* begin *
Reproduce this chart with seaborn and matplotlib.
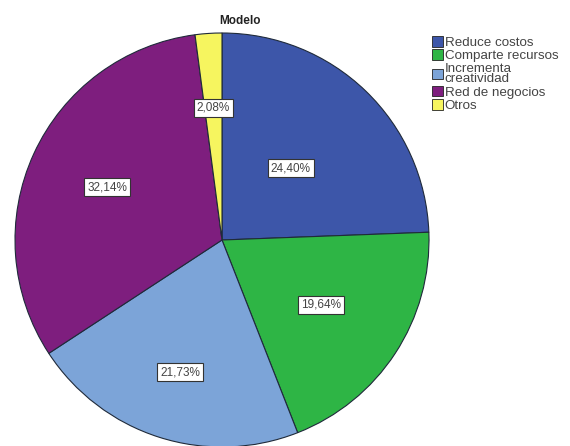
import matplotlib
matplotlib.use("Agg")
import matplotlib.pyplot as plt
import seaborn as sns
import numpy as np

sns.set_theme(style="white")
plt.rcParams["font.family"] = ["Liberation Sans", "DejaVu Sans"]

categories = ["Reduce costos", "Comparte recursos", "Incrementa\ncreatividad",
              "Red de negocios", "Otros"]
percentages = [24.40, 19.64, 21.73, 32.14, 2.08]
label_texts = ["24,40%", "19,64%", "21,73%", "32,14%", "2,08%"]
colors = ["#3D56A9", "#2EB545", "#7CA4D8", "#7E1E7E", "#F6F55F"]
# radial placement of each percentage label, as a fraction of the radius
label_radius = [0.48, 0.57, 0.67, 0.61, 0.64]

W, H = 570, 446
fig = plt.figure(figsize=(W / 100, H / 100), dpi=100)
fig.patch.set_facecolor("white")

cx, cy, R = 222, 240, 207
ax = fig.add_axes([(cx - R) / W, (H - cy - R) / H, 2 * R / W, 2 * R / H])
ax.axis("off")

wedges, _ = ax.pie(percentages, colors=colors, startangle=90, counterclock=False,
                   radius=1.0, wedgeprops=dict(edgecolor="#1f2a3a", linewidth=0.8),
                   frame=False)
ax.set_xlim(-1, 1)
ax.set_ylim(-1, 1)
ax.set_aspect("auto")

for w, txt, rf in zip(wedges, label_texts, label_radius):
    ang = np.deg2rad((w.theta1 + w.theta2) / 2)
    ax.text(rf * np.cos(ang), rf * np.sin(ang), txt, ha="center", va="center",
            fontsize=8.5, color="#444444",
            bbox=dict(boxstyle="square,pad=0.25", facecolor="white",
                      edgecolor="#333333", linewidth=0.8))

fig.text(240 / W, 1 - 21 / H, "Modelo", ha="center", va="center",
         fontsize=8.5, fontweight="bold", color="#222222")

leg = fig.legend(wedges, categories, loc="upper left",
                 bbox_to_anchor=(432 / W, 1 - 36 / H), frameon=False,
                 fontsize=9.6, handlelength=0.85, handleheight=0.85,
                 handletextpad=0.1, labelspacing=0.03, borderpad=0.0,
                 borderaxespad=0.0)
for h in leg.legend_handles:
    h.set_edgecolor("#222222")
    h.set_linewidth(0.6)
for t in leg.get_texts():
    t.set_color("#444444")
    t.set_linespacing(0.85)

fig.savefig("out.png", dpi=100, facecolor="white")
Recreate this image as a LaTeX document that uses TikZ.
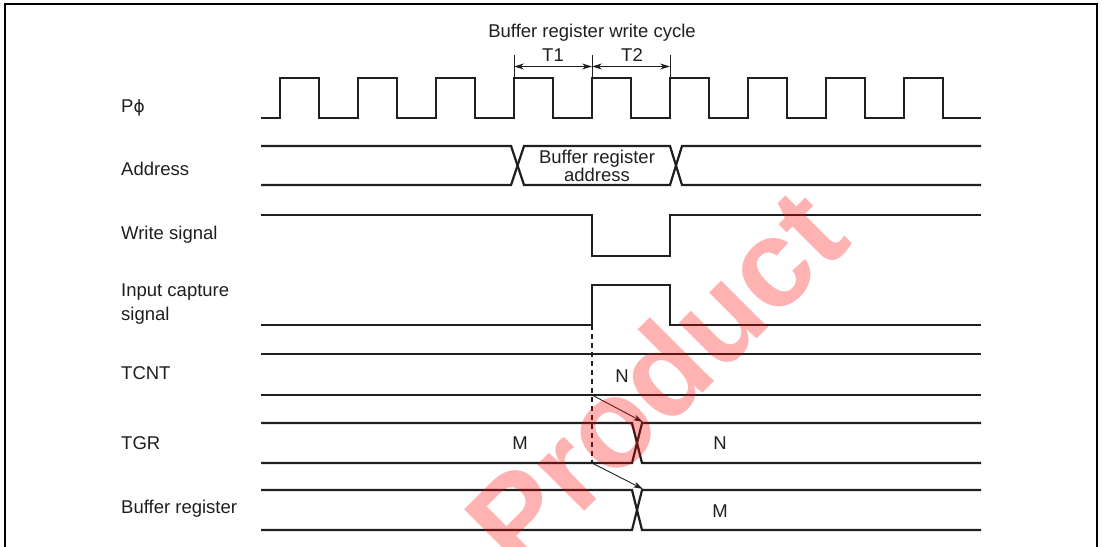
\documentclass[tikz,border=0pt]{standalone}
\usepackage{fontspec}
\setmainfont{Liberation Sans}
\newfontfamily\symfont{DejaVu Sans}
\usetikzlibrary{arrows.meta}
\tikzset{
  sig/.style={line width=2.2pt, draw=black!88},
  thin/.style={line width=0.9pt, draw=black!88},
  lbl/.style={font=\fontsize{18.5}{23.5}\selectfont, anchor=west, inner sep=0pt, align=left, text=black!88},
  val/.style={font=\fontsize{18.5}{17}\selectfont, inner sep=0pt, align=center, text=black!88},
  tip/.style={-{Stealth[length=10pt,width=6pt]}},
  dtip/.style={{Stealth[length=10pt,width=6pt]}-{Stealth[length=10pt,width=6pt]}},
}
\begin{document}
\begin{tikzpicture}[x=1pt,y=-1pt]
\useasboundingbox (0,0) rectangle (1102,546);
% frame
\draw[line width=2.5pt] (5,570) -- (5,4) -- (1097,4) -- (1097,570);

% labels
\node[lbl] (lphi) at (121,108) {P{\symfont\fontsize{17}{20}\selectfont ϕ}};
\node[lbl] (laddr) at (121,169) {Address};
\node[lbl] (lwr) at (121,235) {Write signal};
\node[lbl] (lic) at (121,304) {Input capture\\signal};
\node[lbl] (ltcnt) at (121,373) {TCNT};
\node[lbl] (ltgr) at (121,443) {TGR};
\node[lbl] (lbuf) at (121,509) {Buffer register};

% clock
\draw[sig] (261,118) foreach \i in {0,...,8} {
  -- ({280+78*\i},118) -- ({280+78*\i},78) -- ({319+78*\i},78) -- ({319+78*\i},118) } -- (981,118);

% write cycle annotation
\node[val] (title) at (592,33) {Buffer register write cycle};
\coordinate (t0) at (514,66.5);
\coordinate (t1) at (592,66.5);
\coordinate (t2) at (670,66.5);
\draw[thin] (514,55) -- (514,78);
\draw[thin] (592,55) -- (592,78);
\draw[thin] (670,55) -- (670,78);
\draw[thin,dtip] (t0) -- (t1);
\draw[thin,dtip] (t1) -- (t2);
\node[val] (lt1) at (553,55) {T1};
\node[val] (lt2) at (632,55) {T2};

% address
\draw[sig] (261,146) -- (511,146) -- (524,185) -- (670,185) -- (682,146) -- (981,146);
\draw[sig] (261,185) -- (511,185) -- (524,146) -- (670,146) -- (682,185) -- (981,185);
\node[val] (vaddr) at (597,166) {Buffer register\\address};

% write signal
\draw[sig] (261,215) -- (592,215) -- (592,256) -- (670,256) -- (670,215) -- (981,215);

% input capture signal
\draw[sig] (261,325) -- (592,325) -- (592,285) -- (670,285) -- (670,325) -- (981,325);

% TCNT
\draw[sig] (261,354) -- (981,354);
\draw[sig] (261,395) -- (981,395);
\node[val] (vn1) at (622,376) {N};

% TGR
\draw[sig] (261,423) -- (632,423) -- (642,463) -- (981,463);
\draw[sig] (261,463) -- (632,463) -- (642,423) -- (981,423);
\node[val] (vm1) at (520,443) {M};
\node[val] (vn2) at (720,443) {N};

% Buffer register
\draw[sig] (261,490) -- (632,490) -- (642,530) -- (981,530);
\draw[sig] (261,530) -- (632,530) -- (642,490) -- (981,490);
\node[val] (vm2) at (720,511) {M};

% dashed marker and transfer arrows
\coordinate (d0) at (592,325);
\coordinate (d1) at (592,395);
\coordinate (d2) at (592,463);
\coordinate (x1) at (643,422);
\coordinate (x2) at (643,489);
\draw[line width=1.1pt, black!88, dash pattern=on 5pt off 4pt] (d0) -- (d2);
\draw[thin,tip] (d1) -- (x1);
\draw[thin,tip] (d2) -- (x2);

% watermark
\node[rotate=45, text=red, opacity=0.3, inner sep=0pt,
  font=\fontsize{125}{125}\selectfont\bfseries] (wm) at (655,378) {Product};
\end{tikzpicture}
\end{document}
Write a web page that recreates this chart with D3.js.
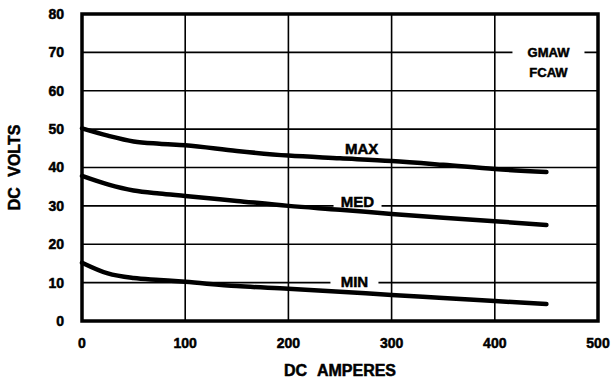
<!DOCTYPE html>
<html>
<head>
<meta charset="utf-8">
<script src="https://cdn.jsdelivr.net/npm/d3@7"></script>
<style>
  body { margin: 0; background: #fff; }
  text { font-family: "Liberation Sans", Arial, sans-serif; font-weight: bold; fill: #000; stroke: #000; stroke-width: 0.5; }
</style>
</head>
<body>
<script>
const width = 613;
const height = 383;
const margin = { top: 14, right: 15, bottom: 62, left: 82 };

const xTicks = [0, 100, 200, 300, 400, 500];
const yTicks = [0, 10, 20, 30, 40, 50, 60, 70, 80];

const amperes = [0, 25, 50, 75, 100, 150, 200, 250, 300, 350, 400, 450];
const maxVolts = [50.2, 48.3, 46.8, 46.2, 45.8, 44.3, 43.1, 42.4, 41.7, 40.7, 39.6, 38.8];
const medVolts = [37.8, 35.6, 34.0, 33.2, 32.6, 31.3, 30.0, 29.0, 27.9, 26.9, 26.0, 25.0];
const minVolts = [15.2, 12.4, 11.2, 10.7, 10.2, 9.1, 8.4, 7.6, 6.8, 6.0, 5.2, 4.4];

const series = [
  { name: "MAX", values: maxVolts, label: [271, 44.8] },
  { name: "MED", values: medVolts, label: [267, 31.2] },
  { name: "MIN", values: minVolts, label: [264, 10.3] },
];

const svg = d3.select("body").append("svg")
  .attr("width", width)
  .attr("height", height);

const x = d3.scaleLinear().domain([0, 500]).range([margin.left, width - margin.right]);
const y = d3.scaleLinear().domain([0, 80]).range([height - margin.bottom, margin.top]);

// grid
svg.append("g")
  .selectAll("line")
  .data(xTicks.slice(1, -1))
  .join("line")
  .attr("x1", (d) => x(d)).attr("x2", (d) => x(d))
  .attr("y1", y(0)).attr("y2", y(80))
  .attr("stroke", "#000").attr("stroke-width", 1.6);

svg.append("g")
  .selectAll("line")
  .data(yTicks.slice(1, -1))
  .join("line")
  .attr("x1", x(0)).attr("x2", x(500))
  .attr("y1", (d) => y(d)).attr("y2", (d) => y(d))
  .attr("stroke", "#000").attr("stroke-width", 1.6);

// curve labels with white background (under the curves)
const etiquetas = svg.append("g")
  .selectAll("g")
  .data(series)
  .join("g")
  .attr("transform", (d) => `translate(${x(d.label[0])}, ${y(d.label[1])})`);

etiquetas.append("rect")
  .attr("x", -24).attr("y", -10)
  .attr("width", 48).attr("height", 20)
  .attr("fill", "#fff")
  .attr("stroke", "none");

etiquetas.append("text")
  .attr("text-anchor", "middle")
  .attr("dy", "0.35em")
  .attr("font-size", 15)
  .text((d) => d.name);

// curves
const linea = d3.line()
  .x((d, i) => x(amperes[i]))
  .y((d) => y(d))
  .curve(d3.curveMonotoneX);

svg.append("g")
  .selectAll("path")
  .data(series)
  .join("path")
  .attr("d", (d) => linea(d.values))
  .attr("fill", "none")
  .attr("stroke", "#000")
  .attr("stroke-width", 4.5)
  .attr("stroke-linecap", "round");

// process label
const proceso = svg.append("g")
  .attr("transform", `translate(${x(452)}, ${y(70)})`);
proceso.append("rect")
  .attr("x", -36).attr("y", -14)
  .attr("width", 72).attr("height", 40)
  .attr("fill", "#fff");
proceso.append("text")
  .attr("text-anchor", "middle").attr("dy", "0.35em")
  .attr("font-size", 13).text("GMAW");
proceso.append("text")
  .attr("text-anchor", "middle").attr("y", 20).attr("dy", "0.35em")
  .attr("font-size", 13).text("FCAW");

// frame
svg.append("rect")
  .attr("x", x(0)).attr("y", y(80))
  .attr("width", x(500) - x(0))
  .attr("height", y(0) - y(80))
  .attr("fill", "none")
  .attr("stroke", "#000")
  .attr("stroke-width", 3.5);

// tick labels
svg.append("g")
  .selectAll("text")
  .data(xTicks)
  .join("text")
  .attr("x", (d) => x(d))
  .attr("y", height - margin.bottom + 27)
  .attr("text-anchor", "middle")
  .attr("font-size", 14)
  .text((d) => d);

svg.append("g")
  .selectAll("text")
  .data(yTicks)
  .join("text")
  .attr("x", margin.left - 18)
  .attr("y", (d) => y(d))
  .attr("dy", "0.35em")
  .attr("text-anchor", "end")
  .attr("font-size", 14)
  .text((d) => d);

// axis titles
svg.append("text")
  .attr("x", (x(0) + x(500)) / 2)
  .attr("y", 376)
  .attr("text-anchor", "middle")
  .attr("font-size", 16)
  .attr("word-spacing", 6)
  .text("DC AMPERES");

svg.append("text")
  .attr("transform", `translate(20, ${y(40)}) rotate(-90)`)
  .attr("text-anchor", "middle")
  .attr("font-size", 16)
  .attr("word-spacing", 6)
  .text("DC VOLTS");
</script>
</body>
</html>
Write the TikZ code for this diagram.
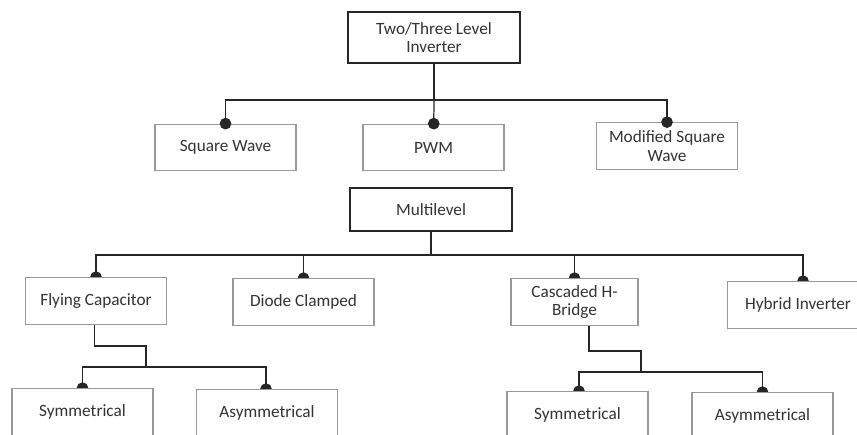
\documentclass[tikz,border=0pt]{standalone}
\usepackage{fontspec}
\setmainfont{Carlito}
\usetikzlibrary{arrows.meta,backgrounds,positioning}

\tikzset{
  blk/.style={draw=black!75, line width=0.7pt, fill=white, align=center,
    text=black!80, font=\fontsize{9.8}{10.5}\selectfont, inner sep=1pt},
  mainblk/.style={blk, minimum width=3.44cm, line width=0.9pt, draw=black!85},
  subblk/.style={blk, draw=black!40, minimum width=2.82cm, minimum height=0.93cm},
  link/.style={draw=black!85, line width=0.7pt},
  dot/.style={link, -{Circle[length=6.6pt]}, shorten >=-3.3pt},
}

\begin{document}
\begin{tikzpicture}[x=0.02cm,y=-0.02cm]
%
\useasboundingbox (0,0) rectangle (857,435);
\clip (0,0) rectangle (857,435);
%
\node[mainblk, minimum height=1.02cm] (twolevel) at (434,37.5) {Two/Three Level\\Inverter};
\node[subblk] (square) at (225.5,147.5) {Square Wave};
\node[subblk] (pwm) at (433.5,147.5) {PWM};
\node[subblk] (modsq) at (667,146) {Modified Square\\Wave};
%
\node[mainblk, minimum width=3.24cm, minimum height=0.86cm] (multi) at (431,209.5) {Multilevel};
\node[subblk] (flycap) at (96,301) {Flying Capacitor};
\node[subblk] (diode) at (303.5,302) {Diode Clamped};
\node[subblk, minimum width=2.54cm] (cascade) at (574.5,302) {Cascaded H-\\Bridge};
\node[subblk] (hybrid) at (798,305) {Hybrid Inverter};
%
\node[subblk] (sym1) at (82.5,412) {Symmetrical};
\node[subblk] (asym1) at (267,413) {Asymmetrical};
\node[subblk] (sym2) at (577.5,415) {Symmetrical};
\node[subblk] (asym2) at (762.5,416) {Asymmetrical};
%
\coordinate (bus1) at (434,100);
\coordinate (bus2) at (431,255);
\coordinate (kink1) at (146,346);
\coordinate (bus3) at (146,367);
\coordinate (kink2) at (641,351);
\coordinate (bus4) at (641,372);
%
\draw[link] (twolevel) -- (bus1);
\draw[dot] (bus1) -| (square);
\draw[dot] (bus1) -- (pwm);
\draw[dot] (bus1) -| (modsq);
%
\begin{scope}[on background layer]
\draw[link] (multi) -- (bus2);
\draw[dot] (bus2) -| (flycap);
\draw[dot] (bus2) -| (diode);
\draw[dot] (bus2) -| (cascade);
\draw[dot] (bus2) -| ([xshift=0.1cm]hybrid.north);
%
\draw[link] ([xshift=-0.03cm]flycap.south) |- (kink1) -- (bus3);
\draw[dot] (bus3) -| (sym1);
\draw[dot] (bus3) -| ([xshift=-0.02cm]asym1.north);
%
\draw[link] ([xshift=0.29cm]cascade.south) |- (kink2) -- (bus4);
\draw[dot] (bus4) -| ([xshift=0.03cm]sym2.north);
\draw[dot] (bus4) -| (asym2);
\end{scope}
%
\end{tikzpicture}
\end{document}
* end *
Above are the records; copy every line in them that holds the word "this".

Reproduce this chart with seaborn and matplotlib.
Recreate this image as a LaTeX document that uses TikZ.
Write a web page that recreates this chart with D3.js.
Write the TikZ code for this diagram.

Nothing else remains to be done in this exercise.